7.9.05

La fronde des médias contre George Bush

LE MONDE | 07.09.05 | 13h38  •  Mis à jour le 07.09.05 | 14h05
WASHINGTON correspondance

e premier a donner le ton a été le New York Times , qui écrivait, le 5 septembre : "Quand même Fox News n'accorde pas plus que la moitié de son écran au ministre de la défense, Donald Rumsfeld, pour sa première apparition sur la zone du désastre après l'ouragan Katrina, il est clair que la télévision traverse une période de changement d'humeur important."
La très conservatrice chaîne d'information de Rupert Murdoch a, elle aussi, critiqué le gouvernement, tandis que ses reporters constataient sur place la carence des pouvoirs publics. Sa couverture lors de la conférence de presse de M. Rumsfeld, mardi 6 septembre, donnait même l'impression que les paroles du ministre de la défense avaient moins d'importance que les images du désastre que les téléspectateurs voyaient en même temps. Certains commentateurs de Fox essaient de rectifier le tir en s'attaquant au maire de La Nouvelle-Orléans, Ray Nagin, et à la gouverneure de Louisiane, Kathleen Blanco, deux démocrates.

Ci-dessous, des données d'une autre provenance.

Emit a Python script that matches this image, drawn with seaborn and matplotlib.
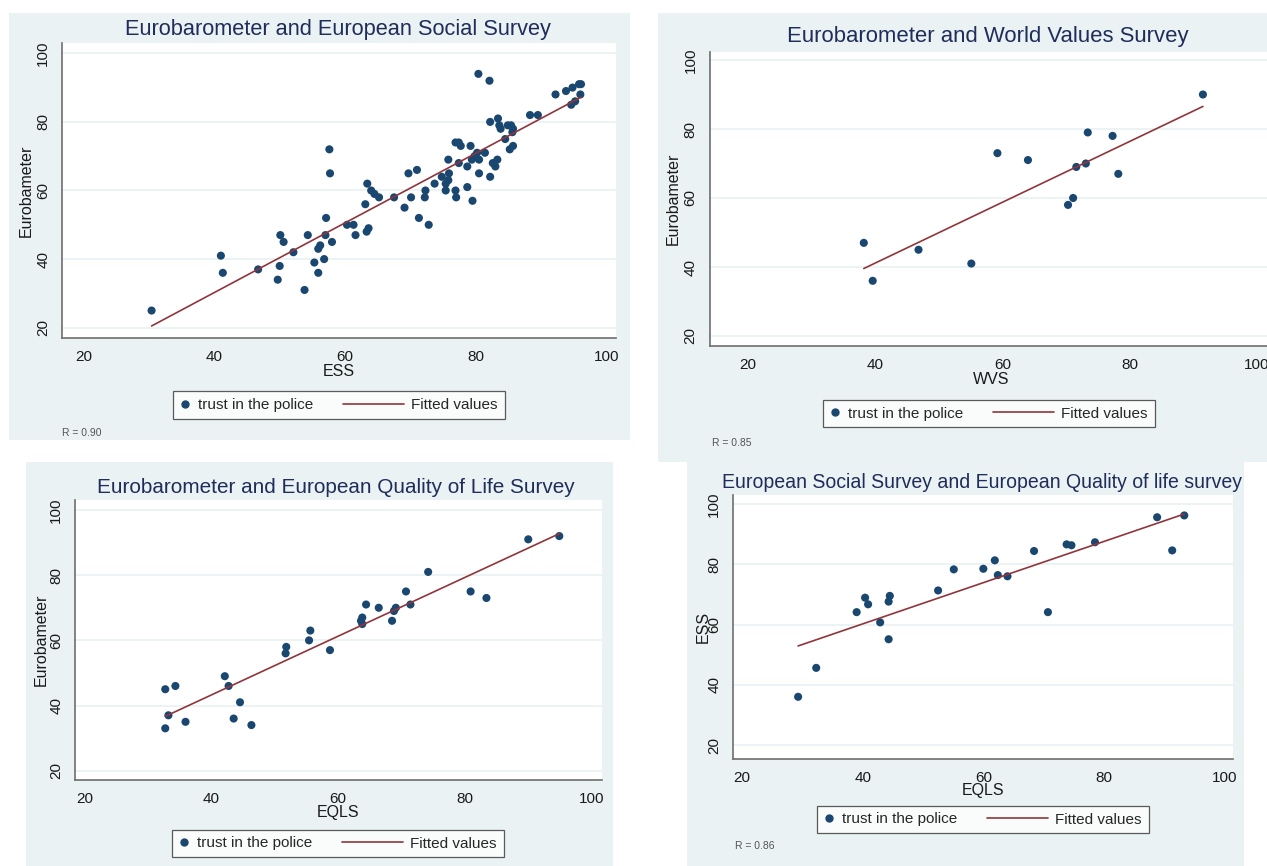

Les médias américains ont réagi à l'unisson, en découvrant, avec un peu de retard, l'ampleur des dégâts de l'ouragan. Les deux visites de George Bush dans la région n'ont pas fait les premiers titres des journaux télévisés, qui ont focalisé leur attention sur les réfugiés et l'inadéquation de la réponse gouvernementale.
Les journalistes arrivés sur place ont tous expliqué qu'ils ne comprennent pas pourquoi les secours ne prennent pas le même chemin qu'eux. Certains perdent leur sang-froid, parfois au bord des larmes, devant les horreurs qu'ils découvrent. Ils bousculent les personnalités qu'ils interrogent. Le ministre de la sécurité intérieure, Michael Chertoff, a ainsi été malmené sur les principales chaînes, surtout dans l'émission dominicale influente "Meet the Press" sur NBC.


LA QUESTION RACIALE


En interrogeant la sénatrice de Louisiane, Mary Landrieu, qui se félicitait de l'aide de 10 millions de dollars accordé par le Congrès, le journaliste de CNN Anderson Cooper s'est emporté : "Depuis quatre jours, je vois des cadavres dans les rues" , en expliquant à l'antenne qu'il était difficile d'"écouter des politiciens se remercier et se complimenter les uns les autres, alors qu'il y a des gens qui sont très choqués, en colère, et très déçus" .
L'ancien député républicain Joe Scarborough, devenu animateur d'un "talk-show" sur la chaîne d'information MS-NBC, parle, lui, de "honte nationale" et demande des réponses au président Bush. Un journaliste du magazine en ligne Slate , Jack Shafer, résume cette fronde des médias, sous le titre : "La révolte des têtes parlantes".
Après l'ouragan, les médias ont violé ce qui était un tabou depuis le 11-Septembre et la guerre en Irak, montrer des morts. Les télévisions préfèrent montrer des images de rescapés mais n'évitent plus désormais les plans rapides sur des corps flottant dans les rues.
Accusés de complaisance à l'égard du gouvernement au moment du déclenchement de la guerre en Irak, les médias ont amélioré leur image grâce à leur couverture de cette crise. Mais le climat d'hostilité à l'égard de la presse reste fort. Sur Internet, de nombreux bloggers dénoncent le retard dans la couverture des médias. Mais c'est la question raciale qui est au centre des critiques. Comme l'a dénoncé Jack Shafer dans Slate, pendant les premiers jours les télévisions n'ont pas osé dire clairement ce que montrait leurs images : les victimes étaient en majorité des pauvres et des Noirs.